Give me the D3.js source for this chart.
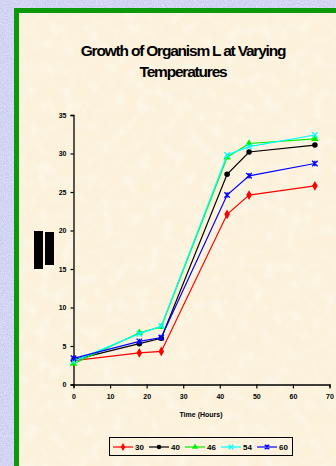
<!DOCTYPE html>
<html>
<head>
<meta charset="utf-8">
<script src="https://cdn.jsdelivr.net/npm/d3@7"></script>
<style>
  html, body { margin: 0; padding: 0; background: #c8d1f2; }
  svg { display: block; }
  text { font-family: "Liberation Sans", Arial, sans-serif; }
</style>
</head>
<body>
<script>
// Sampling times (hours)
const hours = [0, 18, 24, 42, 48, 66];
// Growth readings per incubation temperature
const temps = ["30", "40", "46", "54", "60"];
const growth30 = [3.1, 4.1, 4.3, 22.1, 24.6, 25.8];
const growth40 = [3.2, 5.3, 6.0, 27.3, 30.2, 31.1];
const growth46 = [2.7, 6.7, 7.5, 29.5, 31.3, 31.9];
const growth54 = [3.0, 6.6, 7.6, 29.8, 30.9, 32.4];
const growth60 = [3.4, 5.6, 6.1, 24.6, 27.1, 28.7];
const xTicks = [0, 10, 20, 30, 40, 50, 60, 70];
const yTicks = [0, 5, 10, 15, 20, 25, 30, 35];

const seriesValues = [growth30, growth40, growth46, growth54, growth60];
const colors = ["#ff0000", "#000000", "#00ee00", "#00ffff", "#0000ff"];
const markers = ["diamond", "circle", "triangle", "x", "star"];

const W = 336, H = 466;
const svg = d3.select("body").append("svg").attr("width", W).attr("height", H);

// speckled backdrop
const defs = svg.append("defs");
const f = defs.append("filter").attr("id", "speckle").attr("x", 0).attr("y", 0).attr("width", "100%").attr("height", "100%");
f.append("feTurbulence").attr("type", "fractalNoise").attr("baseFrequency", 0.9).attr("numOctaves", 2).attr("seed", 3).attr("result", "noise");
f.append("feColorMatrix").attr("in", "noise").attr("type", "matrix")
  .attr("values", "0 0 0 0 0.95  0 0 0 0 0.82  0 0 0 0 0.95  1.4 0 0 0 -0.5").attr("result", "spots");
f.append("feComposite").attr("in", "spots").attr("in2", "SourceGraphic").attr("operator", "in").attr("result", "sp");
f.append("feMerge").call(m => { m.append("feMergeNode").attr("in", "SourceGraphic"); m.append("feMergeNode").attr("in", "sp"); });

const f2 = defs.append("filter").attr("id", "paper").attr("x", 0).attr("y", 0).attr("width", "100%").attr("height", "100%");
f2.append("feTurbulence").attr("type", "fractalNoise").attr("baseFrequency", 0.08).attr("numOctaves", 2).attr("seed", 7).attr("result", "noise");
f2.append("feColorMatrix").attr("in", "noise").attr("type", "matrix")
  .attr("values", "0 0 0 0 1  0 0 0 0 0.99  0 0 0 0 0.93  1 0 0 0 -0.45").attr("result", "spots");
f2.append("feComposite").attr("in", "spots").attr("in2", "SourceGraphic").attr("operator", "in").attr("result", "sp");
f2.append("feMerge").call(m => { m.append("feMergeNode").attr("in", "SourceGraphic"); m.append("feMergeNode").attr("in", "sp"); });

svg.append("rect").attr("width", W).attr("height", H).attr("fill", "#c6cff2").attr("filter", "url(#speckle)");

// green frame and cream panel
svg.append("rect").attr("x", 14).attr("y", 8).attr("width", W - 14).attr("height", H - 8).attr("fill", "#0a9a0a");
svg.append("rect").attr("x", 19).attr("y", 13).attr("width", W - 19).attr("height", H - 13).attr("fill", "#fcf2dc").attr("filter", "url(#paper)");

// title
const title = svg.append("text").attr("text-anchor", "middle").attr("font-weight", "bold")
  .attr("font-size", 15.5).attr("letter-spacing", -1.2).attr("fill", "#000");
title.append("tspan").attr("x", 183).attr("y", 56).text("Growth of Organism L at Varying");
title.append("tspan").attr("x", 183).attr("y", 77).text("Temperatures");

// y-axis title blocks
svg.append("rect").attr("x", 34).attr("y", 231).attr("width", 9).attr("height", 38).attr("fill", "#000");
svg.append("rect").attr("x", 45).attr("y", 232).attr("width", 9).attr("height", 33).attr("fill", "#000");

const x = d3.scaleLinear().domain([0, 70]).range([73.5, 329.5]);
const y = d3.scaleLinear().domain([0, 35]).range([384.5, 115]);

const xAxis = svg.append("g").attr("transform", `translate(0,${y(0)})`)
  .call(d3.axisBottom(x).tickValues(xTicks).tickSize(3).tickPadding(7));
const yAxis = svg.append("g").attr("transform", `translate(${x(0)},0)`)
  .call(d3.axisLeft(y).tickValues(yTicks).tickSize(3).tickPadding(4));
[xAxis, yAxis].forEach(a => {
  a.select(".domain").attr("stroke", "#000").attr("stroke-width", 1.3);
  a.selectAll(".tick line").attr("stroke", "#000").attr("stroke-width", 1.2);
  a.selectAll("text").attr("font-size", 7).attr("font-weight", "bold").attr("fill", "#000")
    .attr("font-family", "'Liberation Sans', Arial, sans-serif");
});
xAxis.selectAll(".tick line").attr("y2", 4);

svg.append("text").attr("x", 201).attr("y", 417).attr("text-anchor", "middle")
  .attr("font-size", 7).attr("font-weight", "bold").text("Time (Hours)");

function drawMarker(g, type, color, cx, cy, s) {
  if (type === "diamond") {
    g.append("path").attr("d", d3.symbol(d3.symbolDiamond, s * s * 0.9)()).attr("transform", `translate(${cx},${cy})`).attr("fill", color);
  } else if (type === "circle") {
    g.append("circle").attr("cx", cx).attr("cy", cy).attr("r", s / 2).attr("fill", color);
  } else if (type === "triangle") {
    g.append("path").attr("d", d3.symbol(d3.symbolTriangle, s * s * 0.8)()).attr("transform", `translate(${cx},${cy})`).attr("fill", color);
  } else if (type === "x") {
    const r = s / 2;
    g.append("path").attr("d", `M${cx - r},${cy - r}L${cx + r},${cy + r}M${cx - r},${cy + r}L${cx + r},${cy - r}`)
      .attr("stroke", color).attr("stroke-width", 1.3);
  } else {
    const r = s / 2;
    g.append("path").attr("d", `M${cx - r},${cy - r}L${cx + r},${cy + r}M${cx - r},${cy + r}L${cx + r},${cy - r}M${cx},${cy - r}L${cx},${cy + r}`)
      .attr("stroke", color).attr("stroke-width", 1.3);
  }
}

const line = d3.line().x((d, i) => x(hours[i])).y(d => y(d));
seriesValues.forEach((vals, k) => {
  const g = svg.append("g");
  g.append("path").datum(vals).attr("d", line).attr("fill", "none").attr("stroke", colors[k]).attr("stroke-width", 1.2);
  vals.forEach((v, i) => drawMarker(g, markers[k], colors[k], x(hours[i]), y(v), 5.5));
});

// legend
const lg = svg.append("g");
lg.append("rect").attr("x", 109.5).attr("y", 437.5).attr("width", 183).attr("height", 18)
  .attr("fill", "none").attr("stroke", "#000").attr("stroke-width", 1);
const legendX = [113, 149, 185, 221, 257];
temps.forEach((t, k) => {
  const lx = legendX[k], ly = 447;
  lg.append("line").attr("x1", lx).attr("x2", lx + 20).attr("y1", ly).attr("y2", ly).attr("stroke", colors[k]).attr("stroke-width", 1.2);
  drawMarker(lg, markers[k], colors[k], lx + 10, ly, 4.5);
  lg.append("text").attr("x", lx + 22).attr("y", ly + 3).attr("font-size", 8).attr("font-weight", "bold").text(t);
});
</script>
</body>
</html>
- - - -
- Task statement -
Restate the data above exactly, stripping out each image.

- Answer to the problem -
Give me the D3.js source for this chart.
<!DOCTYPE html>
<html>
<head>
<meta charset="utf-8">
<script src="https://cdn.jsdelivr.net/npm/d3@7"></script>
<style>
  html, body { margin: 0; padding: 0; background: #c8d1f2; }
  svg { display: block; }
  text { font-family: "Liberation Sans", Arial, sans-serif; }
</style>
</head>
<body>
<script>
// Sampling times (hours)
const hours = [0, 18, 24, 42, 48, 66];
// Growth readings per incubation temperature
const temps = ["30", "40", "46", "54", "60"];
const growth30 = [3.1, 4.1, 4.3, 22.1, 24.6, 25.8];
const growth40 = [3.2, 5.3, 6.0, 27.3, 30.2, 31.1];
const growth46 = [2.7, 6.7, 7.5, 29.5, 31.3, 31.9];
const growth54 = [3.0, 6.6, 7.6, 29.8, 30.9, 32.4];
const growth60 = [3.4, 5.6, 6.1, 24.6, 27.1, 28.7];
const xTicks = [0, 10, 20, 30, 40, 50, 60, 70];
const yTicks = [0, 5, 10, 15, 20, 25, 30, 35];

const seriesValues = [growth30, growth40, growth46, growth54, growth60];
const colors = ["#ff0000", "#000000", "#00ee00", "#00ffff", "#0000ff"];
const markers = ["diamond", "circle", "triangle", "x", "star"];

const W = 336, H = 466;
const svg = d3.select("body").append("svg").attr("width", W).attr("height", H);

// speckled backdrop
const defs = svg.append("defs");
const f = defs.append("filter").attr("id", "speckle").attr("x", 0).attr("y", 0).attr("width", "100%").attr("height", "100%");
f.append("feTurbulence").attr("type", "fractalNoise").attr("baseFrequency", 0.9).attr("numOctaves", 2).attr("seed", 3).attr("result", "noise");
f.append("feColorMatrix").attr("in", "noise").attr("type", "matrix")
  .attr("values", "0 0 0 0 0.95  0 0 0 0 0.82  0 0 0 0 0.95  1.4 0 0 0 -0.5").attr("result", "spots");
f.append("feComposite").attr("in", "spots").attr("in2", "SourceGraphic").attr("operator", "in").attr("result", "sp");
f.append("feMerge").call(m => { m.append("feMergeNode").attr("in", "SourceGraphic"); m.append("feMergeNode").attr("in", "sp"); });

const f2 = defs.append("filter").attr("id", "paper").attr("x", 0).attr("y", 0).attr("width", "100%").attr("height", "100%");
f2.append("feTurbulence").attr("type", "fractalNoise").attr("baseFrequency", 0.08).attr("numOctaves", 2).attr("seed", 7).attr("result", "noise");
f2.append("feColorMatrix").attr("in", "noise").attr("type", "matrix")
  .attr("values", "0 0 0 0 1  0 0 0 0 0.99  0 0 0 0 0.93  1 0 0 0 -0.45").attr("result", "spots");
f2.append("feComposite").attr("in", "spots").attr("in2", "SourceGraphic").attr("operator", "in").attr("result", "sp");
f2.append("feMerge").call(m => { m.append("feMergeNode").attr("in", "SourceGraphic"); m.append("feMergeNode").attr("in", "sp"); });

svg.append("rect").attr("width", W).attr("height", H).attr("fill", "#c6cff2").attr("filter", "url(#speckle)");

// green frame and cream panel
svg.append("rect").attr("x", 14).attr("y", 8).attr("width", W - 14).attr("height", H - 8).attr("fill", "#0a9a0a");
svg.append("rect").attr("x", 19).attr("y", 13).attr("width", W - 19).attr("height", H - 13).attr("fill", "#fcf2dc").attr("filter", "url(#paper)");

// title
const title = svg.append("text").attr("text-anchor", "middle").attr("font-weight", "bold")
  .attr("font-size", 15.5).attr("letter-spacing", -1.2).attr("fill", "#000");
title.append("tspan").attr("x", 183).attr("y", 56).text("Growth of Organism L at Varying");
title.append("tspan").attr("x", 183).attr("y", 77).text("Temperatures");

// y-axis title blocks
svg.append("rect").attr("x", 34).attr("y", 231).attr("width", 9).attr("height", 38).attr("fill", "#000");
svg.append("rect").attr("x", 45).attr("y", 232).attr("width", 9).attr("height", 33).attr("fill", "#000");

const x = d3.scaleLinear().domain([0, 70]).range([73.5, 329.5]);
const y = d3.scaleLinear().domain([0, 35]).range([384.5, 115]);

const xAxis = svg.append("g").attr("transform", `translate(0,${y(0)})`)
  .call(d3.axisBottom(x).tickValues(xTicks).tickSize(3).tickPadding(7));
const yAxis = svg.append("g").attr("transform", `translate(${x(0)},0)`)
  .call(d3.axisLeft(y).tickValues(yTicks).tickSize(3).tickPadding(4));
[xAxis, yAxis].forEach(a => {
  a.select(".domain").attr("stroke", "#000").attr("stroke-width", 1.3);
  a.selectAll(".tick line").attr("stroke", "#000").attr("stroke-width", 1.2);
  a.selectAll("text").attr("font-size", 7).attr("font-weight", "bold").attr("fill", "#000")
    .attr("font-family", "'Liberation Sans', Arial, sans-serif");
});
xAxis.selectAll(".tick line").attr("y2", 4);

svg.append("text").attr("x", 201).attr("y", 417).attr("text-anchor", "middle")
  .attr("font-size", 7).attr("font-weight", "bold").text("Time (Hours)");

function drawMarker(g, type, color, cx, cy, s) {
  if (type === "diamond") {
    g.append("path").attr("d", d3.symbol(d3.symbolDiamond, s * s * 0.9)()).attr("transform", `translate(${cx},${cy})`).attr("fill", color);
  } else if (type === "circle") {
    g.append("circle").attr("cx", cx).attr("cy", cy).attr("r", s / 2).attr("fill", color);
  } else if (type === "triangle") {
    g.append("path").attr("d", d3.symbol(d3.symbolTriangle, s * s * 0.8)()).attr("transform", `translate(${cx},${cy})`).attr("fill", color);
  } else if (type === "x") {
    const r = s / 2;
    g.append("path").attr("d", `M${cx - r},${cy - r}L${cx + r},${cy + r}M${cx - r},${cy + r}L${cx + r},${cy - r}`)
      .attr("stroke", color).attr("stroke-width", 1.3);
  } else {
    const r = s / 2;
    g.append("path").attr("d", `M${cx - r},${cy - r}L${cx + r},${cy + r}M${cx - r},${cy + r}L${cx + r},${cy - r}M${cx},${cy - r}L${cx},${cy + r}`)
      .attr("stroke", color).attr("stroke-width", 1.3);
  }
}

const line = d3.line().x((d, i) => x(hours[i])).y(d => y(d));
seriesValues.forEach((vals, k) => {
  const g = svg.append("g");
  g.append("path").datum(vals).attr("d", line).attr("fill", "none").attr("stroke", colors[k]).attr("stroke-width", 1.2);
  vals.forEach((v, i) => drawMarker(g, markers[k], colors[k], x(hours[i]), y(v), 5.5));
});

// legend
const lg = svg.append("g");
lg.append("rect").attr("x", 109.5).attr("y", 437.5).attr("width", 183).attr("height", 18)
  .attr("fill", "none").attr("stroke", "#000").attr("stroke-width", 1);
const legendX = [113, 149, 185, 221, 257];
temps.forEach((t, k) => {
  const lx = legendX[k], ly = 447;
  lg.append("line").attr("x1", lx).attr("x2", lx + 20).attr("y1", ly).attr("y2", ly).attr("stroke", colors[k]).attr("stroke-width", 1.2);
  drawMarker(lg, markers[k], colors[k], lx + 10, ly, 4.5);
  lg.append("text").attr("x", lx + 22).attr("y", ly + 3).attr("font-size", 8).attr("font-weight", "bold").text(t);
});
</script>
</body>
</html>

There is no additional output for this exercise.